2/3-Mehrheit nötig

Jetzt beginnt das Feilschen ums Kopftuchverbot

Österreich
04.04.2018 16:32

Prinzipiell wäre auch die Opposition für das von der Regierung geplante Kopftuchverbot in Kindergärten und Volksschulen. Aber das politische Spiel läuft nun einmal anders - SPÖ und NEOS stellen Bedingungen für ihre Zustimmung. Kanzler Sebastian Kurz (ÖVP) betont zwar, nicht verhandeln zu wollen, dennoch beginnt das Feilschen.

Schon jetzt ist klar: In Volksschulen dürfen Mädchen bald kein Kopftuch mehr tragen. Denn das kann die Regierung mit einfacher Mehrheit beschließen. Für das Verbot im Kindergarten ist jedoch eine Zweidrittelmehrheit im Nationalrat notwendig - oder eine sogenannte 15a-Vereinbarung, der alle Bundesländer zustimmen. Zweiteres ist wohl noch unwahrscheinlicher als die Unterstützung vonseiten einer Oppositionspartei auf Bundesebene.

Breite Debatte und ein Maßnahmenpaket
Doch auch das folgt den bekannten politischen Gesetzmäßigkeiten: kein Geschäft ohne Gegengeschäft. Prinzipiell sind SPÖ und NEOS für das Vorhaben der Regierung, sie zeigen sich auch gesprächs- und verhandlungsbereit - aber sie verlangen natürlich auch etwas dafür.

„Die SPÖ lehnt es ab, wenn Mädchen im Kindergarten und in der Volksschule Kopftuch tragen“, sagt SPÖ-Chef Christian Kern. Doch die Regierung habe die enormen Herausforderungen der Integration bisher ignoriert, so der Ex-Kanzler weiter. Er fordert daher ein ganzes Maßnahmenpaket: keine Kürzungen bei Integrationsmaßnahmen im Bildungsbereich, ein zweites Gratiskindergartenjahr und ein Ganztagsschulausbau inklusive kostenlosem Essen.

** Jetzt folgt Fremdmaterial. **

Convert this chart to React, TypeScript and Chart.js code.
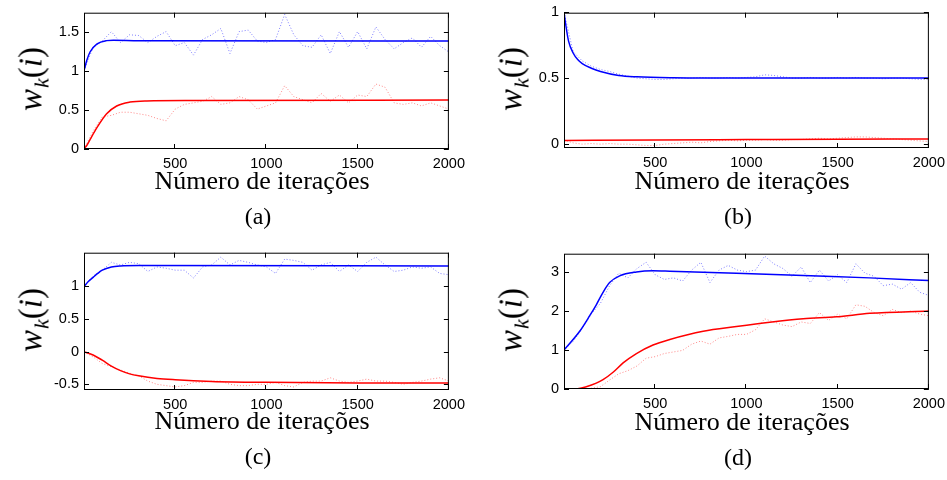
import React, { useEffect, useRef } from "react";
import { Chart, registerables } from "chart.js";
Chart.register(...registerables);

// ---------- shared data ----------
const ITER = [
  0, 50, 100, 150, 200, 250, 300, 350, 400, 450, 500, 550, 600, 650, 700, 750, 800, 850, 900, 950, 1000,
  1050, 1100, 1150, 1200, 1250, 1300, 1350, 1400, 1450, 1500, 1550, 1600, 1650, 1700, 1750, 1800, 1850,
  1900, 1950, 2000,
];
const X_TICKS = [500, 1000, 1500, 2000];
const X_TITLE = "Número de iterações";

// ---------- (a) ----------
const A_BLUE_THEORY_X = [0, 15, 33, 70, 124, 161, 300, 2000];
const A_BLUE_THEORY = [1.0, 1.13, 1.24, 1.34, 1.385, 1.39, 1.385, 1.38];
const A_RED_THEORY_X = [0, 15, 33, 70, 124, 179, 252, 344, 600, 2000];
const A_RED_THEORY = [0, 0.045, 0.12, 0.27, 0.45, 0.55, 0.6, 0.615, 0.62, 0.625];
const A_BLUE_SIM = [
  1.0, 1.3, 1.38, 1.5, 1.36, 1.46, 1.45, 1.36, 1.44, 1.5, 1.32, 1.36, 1.2, 1.4, 1.46, 1.54, 1.22, 1.5, 1.52,
  1.38, 1.36, 1.4, 1.72, 1.46, 1.32, 1.3, 1.46, 1.22, 1.5, 1.3, 1.5, 1.28, 1.56, 1.4, 1.28, 1.36, 1.42, 1.3,
  1.44, 1.32, 1.24,
];
const A_RED_SIM = [
  0, 0.23, 0.41, 0.43, 0.47, 0.47, 0.45, 0.43, 0.39, 0.36, 0.51, 0.57, 0.59, 0.61, 0.67, 0.57, 0.59, 0.67,
  0.63, 0.51, 0.55, 0.59, 0.81, 0.67, 0.63, 0.59, 0.71, 0.61, 0.69, 0.59, 0.69, 0.67, 0.83, 0.79, 0.59, 0.57,
  0.59, 0.55, 0.59, 0.55, 0.51,
];
const A_Y_TICKS = [0, 0.5, 1, 1.5];

// ---------- (b) ----------
const B_BLUE_THEORY_X = [0, 10, 25, 50, 75, 100, 150, 200, 300, 400, 600, 1000, 2000];
const B_BLUE_THEORY = [1.0, 0.9, 0.78, 0.69, 0.64, 0.61, 0.575, 0.55, 0.52, 0.51, 0.503, 0.5, 0.5];
const B_RED_THEORY_X = [0, 500, 1000, 1500, 2000];
const B_RED_THEORY = [0.028, 0.032, 0.035, 0.038, 0.04];
const B_BLUE_SIM = [
  1.0, 0.7, 0.63, 0.59, 0.565, 0.55, 0.53, 0.515, 0.5, 0.495, 0.49, 0.49, 0.495, 0.5, 0.5, 0.505, 0.5, 0.5,
  0.505, 0.5, 0.505, 0.51, 0.525, 0.52, 0.51, 0.5, 0.5, 0.505, 0.5, 0.5, 0.505, 0.5, 0.505, 0.5, 0.5, 0.495,
  0.5, 0.5, 0.495, 0.49, 0.49,
];
const B_RED_SIM = [
  0.03, 0.01, 0.0, 0.005, 0.0, 0.005, 0.0, 0.0, -0.005, -0.01, -0.01, 0.0, 0.005, 0.01, 0.015, 0.01, 0.02,
  0.025, 0.03, 0.025, 0.03, 0.03, 0.035, 0.03, 0.03, 0.035, 0.035, 0.04, 0.045, 0.04, 0.045, 0.05, 0.055,
  0.055, 0.05, 0.045, 0.04, 0.035, 0.03, 0.025, 0.02,
];
const B_Y_TICKS = [0, 0.5, 1];

// ---------- (c) ----------
const C_BLUE_THEORY_X = [0, 25, 50, 75, 100, 150, 200, 300, 2000];
const C_BLUE_THEORY = [1.0, 1.08, 1.14, 1.2, 1.25, 1.3, 1.315, 1.32, 1.315];
const C_RED_THEORY_X = [0, 50, 100, 150, 200, 250, 300, 400, 500, 700, 1000, 1500, 2000];
const C_RED_THEORY = [0, -0.05, -0.13, -0.22, -0.29, -0.34, -0.37, -0.41, -0.43, -0.455, -0.47, -0.48, -0.48];
const C_BLUE_SIM = [
  1.0, 1.16, 1.25, 1.37, 1.33, 1.37, 1.35, 1.23, 1.3, 1.28, 1.25, 1.25, 1.13, 1.3, 1.33, 1.45, 1.33, 1.4,
  1.37, 1.33, 1.3, 1.2, 1.42, 1.4, 1.37, 1.25, 1.33, 1.37, 1.23, 1.33, 1.23, 1.37, 1.45, 1.33, 1.23, 1.25,
  1.3, 1.28, 1.3, 1.2, 1.18,
];
const C_RED_SIM = [
  0, -0.08, -0.18, -0.23, -0.28, -0.33, -0.37, -0.45, -0.5, -0.52, -0.54, -0.52, -0.47, -0.47, -0.45, -0.45,
  -0.5, -0.52, -0.52, -0.5, -0.5, -0.47, -0.52, -0.54, -0.47, -0.45, -0.45, -0.4, -0.45, -0.47, -0.45, -0.42,
  -0.45, -0.45, -0.47, -0.5, -0.47, -0.45, -0.42, -0.4, -0.45,
];
const C_Y_TICKS = [-0.5, 0, 0.5, 1];

// ---------- (d) ----------
const D_BLUE_THEORY_X = [0, 86, 141, 177, 214, 250, 305, 397, 488, 580, 945, 1311, 1676, 2000];
const D_BLUE_THEORY = [1.0, 1.48, 1.88, 2.16, 2.48, 2.73, 2.9, 3.0, 3.03, 3.02, 2.97, 2.91, 2.85, 2.78];
const D_RED_THEORY_X = [0, 60, 122, 177, 214, 269, 324, 397, 488, 580, 763, 945, 1128, 1311, 1494, 1676, 2000];
const D_RED_THEORY = [0, 0.0, 0.06, 0.15, 0.24, 0.43, 0.67, 0.91, 1.13, 1.27, 1.48, 1.6, 1.71, 1.8, 1.85, 1.94, 2.0];
const D_BLUE_SIM = [
  1.0, 1.22, 1.55, 1.93, 2.2, 2.65, 2.97, 2.85, 3.09, 3.25, 2.93, 2.81, 2.85, 2.77, 3.05, 3.25, 2.73, 3.05,
  3.17, 3.05, 3.01, 3.05, 3.41, 3.21, 3.09, 2.89, 3.13, 2.73, 3.05, 2.77, 2.93, 2.73, 3.21, 2.97, 2.89, 2.65,
  2.69, 2.56, 2.73, 2.48, 2.4,
];
const D_RED_SIM = [
  0, 0, 0, 0.02, 0.06, 0.23, 0.39, 0.47, 0.59, 0.79, 0.83, 0.91, 0.95, 0.99, 1.15, 1.23, 1.15, 1.31, 1.35,
  1.4, 1.4, 1.52, 1.8, 1.72, 1.64, 1.6, 1.72, 1.68, 1.96, 1.76, 1.92, 1.8, 2.16, 2.12, 1.96, 1.88, 2.04, 1.96,
  2.0, 1.92, 1.88,
];
const D_Y_TICKS = [0, 1, 2, 3];

const pts = (xs: number[], ys: number[]) => xs.map((x, i) => ({ x, y: ys[i] }));

const BLUE = "rgb(0,0,255)";
const RED = "rgb(255,0,0)";

type PanelCfg = {
  left: number;
  top: number;
  h: number;
  yMin: number;
  yMax: number;
  yTicks: number[];
  caption: string;
  blueT: { x: number; y: number }[];
  redT: { x: number; y: number }[];
  blueS: { x: number; y: number }[];
  redS: { x: number; y: number }[];
};

const PANELS: PanelCfg[] = [
  {
    left: 84, top: 5, h: 144, yMin: 0, yMax: 1.742, yTicks: A_Y_TICKS, caption: "(a)",
    blueT: pts(A_BLUE_THEORY_X, A_BLUE_THEORY), redT: pts(A_RED_THEORY_X, A_RED_THEORY),
    blueS: pts(ITER, A_BLUE_SIM), redS: pts(ITER, A_RED_SIM),
  },
  {
    left: 564, top: 5, h: 143, yMin: -0.029, yMax: 0.995, yTicks: B_Y_TICKS, caption: "(b)",
    blueT: pts(B_BLUE_THEORY_X, B_BLUE_THEORY), redT: pts(B_RED_THEORY_X, B_RED_THEORY),
    blueS: pts(ITER, B_BLUE_SIM), redS: pts(ITER, B_RED_SIM),
  },
  {
    left: 84, top: 245, h: 145, yMin: -0.587, yMax: 1.518, yTicks: C_Y_TICKS, caption: "(c)",
    blueT: pts(C_BLUE_THEORY_X, C_BLUE_THEORY), redT: pts(C_RED_THEORY_X, C_RED_THEORY),
    blueS: pts(ITER, C_BLUE_SIM), redS: pts(ITER, C_RED_SIM),
  },
  {
    left: 564, top: 246, h: 143, yMin: 0, yMax: 3.47, yTicks: D_Y_TICKS, caption: "(d)",
    blueT: pts(D_BLUE_THEORY_X, D_BLUE_THEORY), redT: pts(D_RED_THEORY_X, D_RED_THEORY),
    blueS: pts(ITER, D_BLUE_SIM), redS: pts(ITER, D_RED_SIM),
  },
];

const PLOT_W = 365;
const PAD_L = 50;
const PAD_T = 6;
const PAD_R = 22;
const PAD_B = 26;

const boxPlugin = {
  id: "matlabBox",
  afterDatasetsDraw(chart: any) {
    const { ctx, chartArea: a, scales } = chart;
    ctx.save();
    ctx.strokeStyle = "#000";
    ctx.lineWidth = 1;
    ctx.strokeRect(a.left + 0.5, a.top + 0.5, a.right - a.left - 1, a.bottom - a.top - 1);
    const L = 5;
    ctx.beginPath();
    scales.x.ticks.forEach((t: any) => {
      const px = Math.round(scales.x.getPixelForValue(t.value)) - 0.5;
      ctx.moveTo(px, a.bottom);
      ctx.lineTo(px, a.bottom - L);
      ctx.moveTo(px, a.top);
      ctx.lineTo(px, a.top + L);
    });
    scales.y.ticks.forEach((t: any) => {
      const py = Math.round(scales.y.getPixelForValue(t.value)) + 0.5;
      ctx.moveTo(a.left, py);
      ctx.lineTo(a.left + L, py);
      ctx.moveTo(a.right, py);
      ctx.lineTo(a.right - L, py);
    });
    ctx.stroke();
    ctx.restore();
  },
};

function Panel({ cfg }: { cfg: PanelCfg }) {
  const ref = useRef<HTMLCanvasElement | null>(null);
  useEffect(() => {
    if (!ref.current) return;
    const tickFont = { family: "'Liberation Sans', Arial, sans-serif", size: 14.5 };
    const chart = new Chart(ref.current, {
      type: "line",
      data: {
        datasets: [
          { data: cfg.blueT, borderColor: BLUE, borderWidth: 1.5, pointRadius: 0, cubicInterpolationMode: "monotone" },
          { data: cfg.redT, borderColor: RED, borderWidth: 1.5, pointRadius: 0, cubicInterpolationMode: "monotone" },
          { data: cfg.blueS, borderColor: "rgba(40,40,255,0.6)", borderWidth: 1, borderDash: [1, 2], pointRadius: 0, tension: 0 },
          { data: cfg.redS, borderColor: "rgba(255,40,40,0.55)", borderWidth: 1, borderDash: [1, 2], pointRadius: 0, tension: 0 },
        ],
      } as any,
      options: {
        animation: false,
        responsive: false,
        events: [],
        layout: { padding: { left: 0, top: PAD_T, right: PAD_R, bottom: 0 } },
        plugins: { legend: { display: false }, tooltip: { enabled: false } },
        scales: {
          x: {
            type: "linear",
            min: 0,
            max: 2000,
            grid: { display: false, drawTicks: false },
            border: { display: false },
            afterBuildTicks: (s: any) => {
              s.ticks = X_TICKS.map((v) => ({ value: v }));
            },
            afterFit: (s: any) => {
              s.height = PAD_B;
            },
            ticks: { font: tickFont, color: "#000", padding: 6, maxRotation: 0, callback: (v: any) => String(v) },
          },
          y: {
            type: "linear",
            min: cfg.yMin,
            max: cfg.yMax,
            grid: { display: false, drawTicks: false },
            border: { display: false },
            afterBuildTicks: (s: any) => {
              s.ticks = cfg.yTicks.map((v) => ({ value: v }));
            },
            afterFit: (s: any) => {
              s.width = PAD_L;
            },
            ticks: { font: tickFont, color: "#000", padding: 5, callback: (v: any) => String(v) },
          },
        },
      } as any,
      plugins: [boxPlugin],
    });
    return () => chart.destroy();
  }, [cfg]);

  const W = PAD_L + PLOT_W + PAD_R;
  const H = PAD_T + cfg.h + PAD_B;
  const serif = "'Liberation Serif', 'Times New Roman', serif";
  return (
    <>
      <canvas
        ref={ref}
        width={W}
        height={H}
        style={{ position: "absolute", left: cfg.left - PAD_L, top: cfg.top - PAD_T, width: W, height: H }}
      />
      <div
        style={{
          position: "absolute",
          left: cfg.left - 48,
          top: cfg.top + cfg.h / 2 + 2,
          transform: "translate(-50%, -50%) rotate(-90deg)",
          fontFamily: serif,
          fontSize: 33,
          whiteSpace: "nowrap",
          lineHeight: "33px",
        }}
      >
        <i>w</i>
        <sub style={{ fontSize: 22, fontStyle: "italic", verticalAlign: "-7px", marginLeft: 1 }}>k</sub>(<i>i</i>)
      </div>
      <div
        style={{
          position: "absolute",
          left: cfg.left + 178,
          top: cfg.top + 164,
          transform: "translateX(-50%)",
          fontFamily: serif,
          fontSize: 26,
          lineHeight: "24px",
          whiteSpace: "nowrap",
        }}
      >
        {X_TITLE}
      </div>
      <div
        style={{
          position: "absolute",
          left: cfg.left + 174,
          top: cfg.top + 199,
          transform: "translateX(-50%)",
          fontFamily: serif,
          fontSize: 24,
          lineHeight: "24px",
          whiteSpace: "nowrap",
        }}
      >
        {cfg.caption}
      </div>
    </>
  );
}

export default function App() {
  return (
    <div style={{ position: "absolute", left: 0, top: 0, width: 947, height: 480, background: "#fff", overflow: "hidden" }}>
      {PANELS.map((p) => (
        <Panel key={p.caption} cfg={p} />
      ))}
    </div>
  );
}
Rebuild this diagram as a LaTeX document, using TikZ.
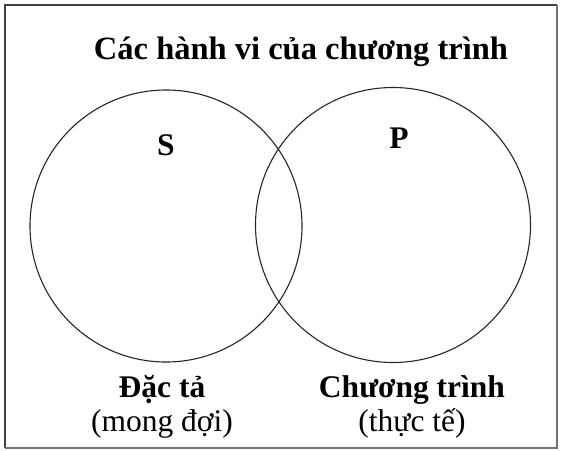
\documentclass[tikz,border=0pt]{standalone}
\usepackage{fontspec}
\setmainfont{Liberation Serif}
\begin{document}
\begin{tikzpicture}[x=1pt,y=-1pt,
  setcircle/.style={draw=black!85,line width=1.1pt},
  boldtxt/.style={font=\fontsize{31.5}{31.5}\selectfont\bfseries,inner sep=0pt,anchor=base},
  normtxt/.style={font=\fontsize{31.5}{31.5}\selectfont,inner sep=0pt,anchor=base},
  frame/.style={draw=black!75,line width=1.3pt}]
\useasboundingbox (0,0) rectangle (561,450);
\fill[white] (0,0) rectangle (561,450);
\draw[frame] (5,448) -- (5,5) -- (557,5);
\draw[draw=black!55,line width=1.3pt] (557,5) -- (557,448) -- (5,448);
\node[setcircle,circle,minimum size=272pt,inner sep=0pt] (S) at (166,226) {};
\node[setcircle,circle,minimum size=275pt,inner sep=0pt] (P) at (393,225) {};
\node[boldtxt,font=\fontsize{32.5}{32.5}\selectfont\bfseries] (title) at (301,59) {Các hành vi của chương trình};
\node[boldtxt] (slab) at (166,155) {S};
\node[boldtxt] (plab) at (399,148) {P};
\node[boldtxt] (dacta) at (162,397) {Đặc tả};
\node[normtxt] (mongdoi) at (162,431) {(mong đợi)};
\node[boldtxt] (ctrinh) at (412,397) {Chương trình};
\node[normtxt] (thucte) at (412,431) {(thực tế)};
\end{tikzpicture}
\end{document}
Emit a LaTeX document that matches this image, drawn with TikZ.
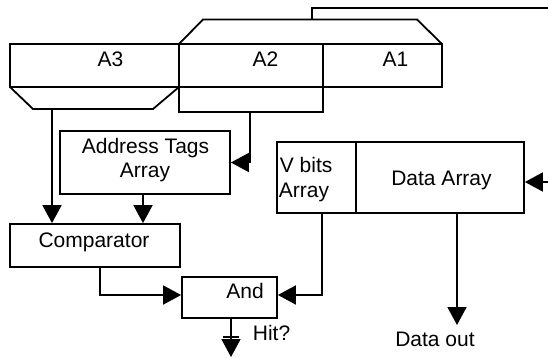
\documentclass[tikz,border=0pt]{standalone}
\usepackage{fontspec}
\setmainfont{Liberation Sans}
\usetikzlibrary{arrows.meta}
\begin{document}
\begin{tikzpicture}[x=1pt,y=-1pt,line width=1.8pt,
  box/.style={draw,rectangle,inner sep=0pt},
  txt/.style={font=\fontsize{21}{24}\selectfont,inner sep=0pt,anchor=base},
  arr/.style={-{Triangle[length=18pt,width=19pt]}}]
\useasboundingbox (0,0) rectangle (548,357);
% address register
\node[box,minimum width=169pt,minimum height=43pt] (A3) at (94.5,65.5) {};
\node[box,minimum width=144pt,minimum height=43pt] (A2) at (251,65.5) {};
\node[box,minimum width=119pt,minimum height=43pt] (A1) at (382.5,65.5) {};
\node[txt] (A3t) at (110.5,66) {A3};
\node[txt] (A2t) at (265.5,66) {A2};
\node[txt] (A1t) at (395.5,66) {A1};
% upper trapezoid over A2 and A1
\draw (179,44) -- (203,19.5) -- (417,19.5) -- (442,44);
% lower trapezoid under A3
\draw (10,87) -- (33,109) -- (153,109) -- (179,87);
% lower bracket under A2
\draw (179,87) -- (179,112) -- (323,112) -- (323,87);
\coordinate (topL) at (312,19.5);
\coordinate (topR) at (548,8);
\coordinate (A3low) at (52,109);
\coordinate (A2low) at (250,112);
\coordinate (rin) at (548,182);
\coordinate (hit) at (231,357);
\coordinate (dout) at (457,325);
% boxes
\node[box,minimum width=170pt,minimum height=63pt] (Addr) at (145,162.5) {};
\node[txt] (Addrt1) at (145.5,153) {Address Tags};
\node[txt] (Addrt2) at (145,177) {Array};
\node[box,minimum width=170pt,minimum height=43pt] (Comp) at (95,245.5) {};
\node[txt] (Compt) at (94,247) {Comparator};
\node[box,minimum width=95pt,minimum height=41pt] (And) at (229.5,297.5) {};
\node[txt] (Andt) at (245,298) {And};
\node[box,minimum width=79pt,minimum height=71pt] (Vbits) at (316.5,177.5) {};
\node[txt,anchor=base west] (Vt1) at (279,172) {V bits};
\node[txt,anchor=base west] (Vt2) at (278,197) {Array};
\node[box,minimum width=168pt,minimum height=71pt] (Data) at (440,177.5) {};
\node[txt] (Datat) at (441.5,185) {Data Array};
\node[txt,anchor=base west] (Hitt) at (252,340) {Hit?};
\node[txt] (Doutt) at (435,346) {Data out};
% connectors
\draw (topL) |- (topR);
\draw[arr] (A3low) -- (A3low |- Comp.north);
\draw[arr] (A2low) |- (Addr.east);
\draw[arr] ([xshift=-2pt]Addr.south) -- ([xshift=-2pt]Addr.south |- Comp.north);
\draw[arr] ([xshift=5pt]Comp.south) |- ([yshift=2.5pt]And.west);
\draw[arr] ([xshift=5.5pt]Vbits.south) |- ([yshift=2.5pt]And.east);
\draw[arr] ([xshift=1.5pt]And.south) -- (hit);
\draw[line width=1.5pt] ([shift={(-8,-20)}]hit) -- ([shift={(8,-20)}]hit);
\draw[arr] ([xshift=17pt]Data.south) -- (dout);
\draw[arr] (rin) -- (rin -| Data.east);
\end{tikzpicture}
\end{document}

Darüber will Kern verhandeln, und nicht über „Einzelmaßnahmen“.

Ähnlich klingt das bei NEOS-Obmann Matthias Strolz. Er sei für Gespräche offen, fordert aber eine wesentlich breitere Diskussion, etwa einen Gipfel zum Thema Integration und Bildung, an dem auch die Religionsgemeinschaften teilnehmen. „Wir brauchen einen Islam europäischer Prägung, der mit unseren Grundregeln vereinbar ist“, so Strolz im Gespräch mit der „Krone“.

Ausarbeitung bis Anfang der Sommerferien
„Wir sehen keine Notwendigkeit, in Verhandlungen zu treten“, betont Bundeskanzler Kurz. Wenn er das Gesetz aber durchbringen möchte, wird er sich wohl auf den einen oder anderen Deal mit SPÖ oder NEOS einlassen müssen. Bis zum Anfang der Sommerferien sollen nun die Minister Heinz Faßmann, Juliane Bogner-Strauß (beide ÖVP) und Karin Kneissl (FPÖ) eine entsprechende Regelung ausarbeiten.

Österreich ist nicht das erste Land in Europa, das über ein Kopftuchverbot nachdenkt. In Frankreich etwa herrscht ein generelles Verbot für Kopftücher in Schulen, in Belgien und Italien dürfen die Schulen selbst entscheiden, in den Niederlanden können Privatschulen ein Verbot erlassen. In der Schweiz gibt es ein teilweises Kopftuchverbot für Lehrerinnen und in Deutschland herrschen sehr unterschiedliche Regeln. Von sehr strikt bis äußerst liberal ist alles vertreten, je nach Bundesland.